Para trás, parecia ficar também uma paisagem política pálida que, era então, novamente perfumada com a velha utopia dos outros tempos.

Três anos depois, criámos uma nova e mais alegre e mobilizadora coreografia política, mas, para trás, deixámos um país ainda prisioneiro de impulsos extremistas que continuam a alimentar o ego, tanto de alguns agentes da elite governamental como de alguns líderes da oposição.

Ao iniciarmos, dentro de duas semanas, um novo ano, encontraremos um MPLA que, atado à velha ortodoxia leninista e avesso à pluralidade de tendências, se arrisca a ser atropelado pelos novos movimentos sociais que, agora, estão a introduzir na nossa sociedade dinâmicas democráticas irreversíveis.

E deparar-nos-emos também com o amorfismo de uma oposição que, ao degradar-se, de forma triunfal, sempre que se trata de receber benesses ou de acolher excentricidades no Parlamento, nos dá bem a ideia do que é que nos espera uma vez dona e senhora da poltrona da Cidade Alta...

Ao fecharmos, dentro de duas semanas, o ano de 2020, deixámos para trás um país dividido entre aqueles que assumem a educação como a base do seu desenvolvimento e aqueles que se agarram ao esburacado guarda-chuva que acolhe um sistema de educação e de ensino tão miserável que, em vez de ter criado uma elite educada, culta, livre e independente dos poderes políticos, fabricou uma massa disforme de gente rica, mas tão subserviente e tão rude, que não é capaz sequer de produzir como riqueza uma ideia...

Ao fecharmos, dentro de duas semanas, o ano 2020, enfrentaremos, em 2021, um país dividido entre a opulência pornográfica e a desolação intelectual de uma Angola que não tem uma única livraria digna desse nome e que, sendo deficitário em ciência, mas abundante em ignorância e em arrogância, é liderada por políticos e governantes cuja apetência para a leitura, em contraste com a arte de fazer contas de subtrair ao Estado, se destapa sempre que tem um livro diante de si: em menos de cinco minutos desatam a ressonar...

Ao fecharmos, dentro de duas semanas, o ano de 2020, deixamos para trás um país que continua desprovido de massa e energia críticas e nos quais, as poucas que se perfilam à tona da água, quase sempre se sentem marginalizadas.
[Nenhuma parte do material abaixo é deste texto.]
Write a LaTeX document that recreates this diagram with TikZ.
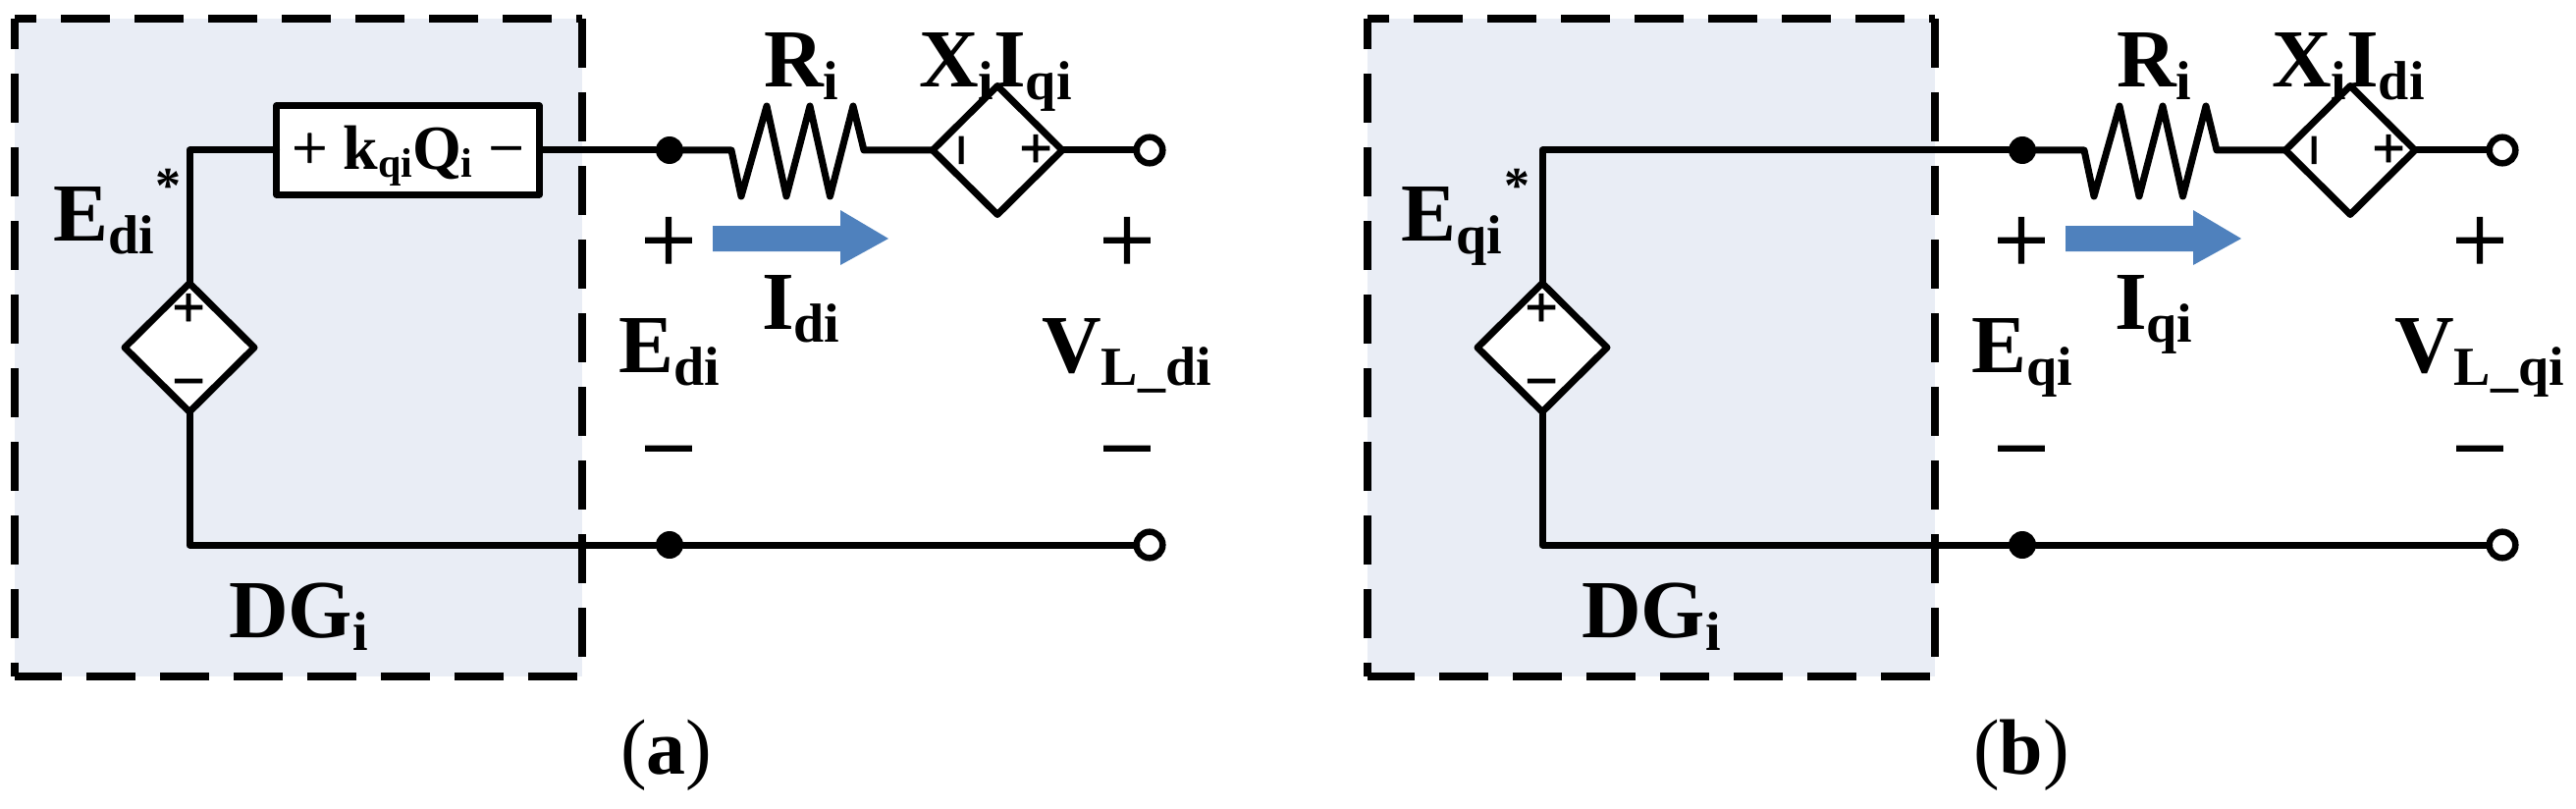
\documentclass[tikz,border=0pt]{standalone}
\usepackage{fontspec}
\setmainfont{Liberation Serif}
\newfontface\thickface{Liberation Serif}[FakeBold=1.2]
\newfontface\thickerface{Liberation Serif Bold}[FakeBold=1.0]
\usetikzlibrary{shapes.geometric}
\definecolor{dgfill}{HTML}{E9EDF5}
\definecolor{arrowblue}{HTML}{4F81BD}
\newcommand\bigT{\fontsize{84}{84}\selectfont\bfseries}
\newcommand\subT[1]{\raisebox{-13pt}{\fontsize{56}{56}\selectfont\bfseries #1}}
\newcommand\symT{\fontsize{100}{100}\thickface}
\newcommand\srcT{\fontsize{60}{60}\thickerface}
\newcommand\midT{\fontsize{64}{64}\thickface}
\newcommand\midB{\fontsize{64}{64}\selectfont\bfseries}
\newcommand\midS[1]{\raisebox{-8pt}{\fontsize{42}{42}\selectfont\bfseries #1}}
\newcommand\capT{\fontsize{80}{80}\selectfont}
\tikzset{
  wire/.style={line width=7pt,line join=round,line cap=round},
  border/.style={line width=7.5pt,dash pattern=on 50pt off 25pt},
  lbl/.style={inner sep=0pt,outer sep=0pt,anchor=base west},
  sym/.style={inner sep=0pt,outer sep=0pt,anchor=base},
  srcshape/.style={diamond,draw,fill=white,line width=7pt,line join=round,inner sep=0pt,outer sep=0pt,aspect=1,minimum width=132pt,minimum height=131pt},
  dotnode/.style={circle,fill=black,inner sep=0pt,outer sep=0pt,minimum size=28pt},
  termnode/.style={circle,draw,fill=white,line width=6.5pt,inner sep=0pt,outer sep=0pt,minimum size=26.6pt},
  dropbox/.style={rectangle,draw,fill=white,line width=7pt,line join=round,inner sep=0pt,outer sep=0pt,minimum width=268pt,minimum height=90pt,text height=45pt,text depth=7pt}
}
% #1 sub of E, #2 sub of XI, #3 sub of I, #4 caption letter, #5 x of E*, #6 x of star, #7 top wire
\newcommand\panelDG[7]{%
  \fill[dgfill] (15,19) rectangle (593,689);
  \coordinate (cT) at (193,153);
  \coordinate (cB) at (193,555);
  \coordinate (rS) at (745,153);
  \coordinate (rE) at (880,153);
  \node[dotnode] (dotT) at (682,153) {};
  \node[dotnode] (dotB) at (682,555) {};
  \node[termnode] (termT) at (1171,153) {};
  \node[termnode] (termB) at (1171,555) {};
  \node[srcshape] (src) at (193,354) {};
  \node[srcshape] (ccs) at (1016,153) {};
  #7
  \draw[wire] (src.south) -- (cB) -- (dotB);
  \draw[wire] (dotB) -- (termB);
  \draw[wire] (dotT) -- (rS) -- (755,200) -- (781,108) -- (801,200) -- (825,108) -- (845.5,200) -- (869,108) -- (rE) -- (ccs.west);
  \draw[wire] (ccs.east) -- (termT);
  \draw[border,dash phase=0pt] (593,19) -- (593,689);
  \draw[border,dash phase=70pt] (593,689) -- (15,689);
  \draw[border,dash phase=36pt] (15,689) -- (15,19);
  \draw[border,dash phase=28pt] (15,19) -- (593,19);
  \fill[arrowblue] (726,230) -- (856,230) -- (856,214) -- (905,243) -- (856,270) -- (856,256) -- (726,256) -- cycle;
  \node[sym] (srcP) at (192,333) {\srcT +};
  \node[sym] (srcM) at (192,408) {\srcT −};
  \node[sym,rotate=90] (ccsM) at (999,153) {\srcT −};
  \node[sym] (ccsP) at (1055,171) {\srcT +};
  \node[sym] (epP) at (681,278) {\symT +};
  \node[sym] (epM) at (681,490) {\symT −};
  \node[sym] (vpP) at (1148,278) {\symT +};
  \node[sym] (vpM) at (1148,490) {\symT −};
  \node[lbl] (Estar) at (#5,245) {\bigT E\subT{#1}};
  \node[sym] (star) at (#6,206) {\fontsize{52}{52}\selectfont\bfseries *};
  \node[lbl] (R) at (778,89) {\bigT R\subT{i}};
  \node[lbl] (XI) at (936,89) {\bigT X\subT{i}I\subT{#2}};
  \node[lbl] (I) at (776,335) {\bigT I\subT{#3}};
  \node[lbl] (E) at (630,379) {\bigT E\subT{#1}};
  \node[lbl] (V) at (1061,379) {\bigT V\subT{L\_#1}};
  \node[lbl] (DG) at (233,649) {\bigT DG\subT{i}};
  \node[lbl] (cap) at (632,788) {\capT ({\bfseries #4})};
}
\begin{document}
\begin{tikzpicture}[x=1pt,y=-1pt]
\useasboundingbox (0,0) rectangle (2624,824);
\begin{scope}[name prefix=a-]
  \panelDG{di}{qi}{di}{a}{54}{171}{%
    \node[dropbox] (kq) at (415.5,153) {{\midT + }{\midB k\midS{qi}Q\midS{i}}{\midT\ −}};
    \draw[wire] (src.north) -- (cT) -- (kq.west);
    \draw[wire] (kq.east) -- (dotT);
  }
\end{scope}
\begin{scope}[xshift=1378pt,name prefix=b-]
  \panelDG{qi}{di}{qi}{b}{49}{167}{%
    \draw[wire] (src.north) -- (cT) -- (dotT);
  }
\end{scope}
\end{tikzpicture}
\end{document}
Deixámos para trás um país dividido entre a ilusão de pensar que o futuro de Angola depende do MPLA e a certeza de que esse futuro só terá sucesso se assentar na boa governação e a boa governação só se alcançará com o concurso de múltiplas competências e boas vontades que, agregando valor e incorporando liberdade de pensamento, não podem continuar a ser postas de parte, por não se alistarem nos centros de negócios em que se converteram as nossas capelas partidárias...

Um país dividido entre falsas promessas e a garantia de levarmos a cabo uma empreitada política, económica e moral para ajudar a pôr fim ao império de restrita casta mandante que, mergulhada em escandalosas operações de branqueamento de capitais, decidiu abraçar um capitalismo sem capitalistas e concorrer sem a existência de um mercado livre.

Um país dividido entre o desmantelamento de uma parte da nossa gendarmeria financeira e a prevalência de "relações incestuosas" entre a outra parte que, estendida num manto de corrupção, se protege agora numa mala de cânfora abarrotada com os mesmos horrores morais e éticos do antigo sistema...

Ao fecharmos, dentro de duas semanas, o ano 2020, enfrentaremos, em 2021, um país que, albergando ainda das "piores economias para se fazerem negócios", como escreve o Prof. Alves da Rocha no prefácio da primeira edição do "Fraud Survey Angola", lançado este ano pela Deloitte, continua a apresentar "a fraude como a sua principal forma de corrupção, fruto da não compreensão de que nos negócios a ética tem um papel importante enquanto lisura nos negócios, transparência nas contratações, atracção de parceiros e honestidade de processos".